Nimitz later said that those first six months were the hardest, but the war in the Pacific raged on for three more years. The scale, violence, and intensity of the fighting grew in a horrible crescendo from bloody amphibious landings, to fanatical banzai and kamikaze attacks, to the ultimate breaking of the enemy’s will with the dropping of two atomic bombs. Along the way, Nimitz’s responsibilities grew exponentially until he “commanded thousands of ships and aircraft and millions of men, amounting to more military power than had been wielded by all the commanders in all previous wars,” as his biographer wrote.

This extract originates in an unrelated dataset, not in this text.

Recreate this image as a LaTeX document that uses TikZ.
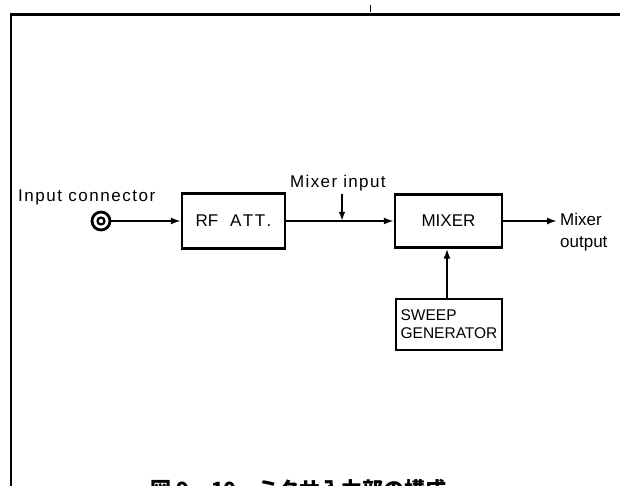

Nimitz clearly could not be everywhere at once — and he determined not to try to be the next Nelson by playing strategist, sailor, and warrior all at once. The war was much too big and complex for that. Instead, the secret to Nimitz’s success was his skillful management of a relatively few people: those above him who managed the entire war effort, and those around and just below him who conducted the actual fighting. As his biographer put it, Nimitz’s personality served as the “link and buffer” that turned this complicated group of admirals into “one of the most effective fighting teams in history.”
Without Nimitz as the glue holding it together, the unique abilities of each of the others might not have meshed. Perhaps equally important, Nimitz also managed to work out a modus vivendi with the most temperamental and difficult officer in the theater, General of the Army Douglas MacArthur. Probably no one save Nimitz could have maintained an even keel in working with that colossal ego.
The memory of this “American Nelson” lives on strongly in the US Navy today. Nimitz’s name adorns the library at the Naval Academy, as well as the lead ship of the Nimitz class of super carriers that have projected American power and maintained the peace Nimitz won seventy years ago.
When USS Nimitz was commissioned in 1972, President Gerald R. Ford quoted E. B. Potter, the admiral’s biographer, in delivering this tribute to Nimitz: “He surrounded himself with the ablest men he could find and sought their advice, but he made his own decisions. He was a keen strategist who never forgot that he was dealing with human beings, on both sides of the conflict. He was aggressive in war without hate, and audacious while never failing to weigh the risks.”
In so many ways, Chester Nimitz was the greatest of our Navy’s admirals.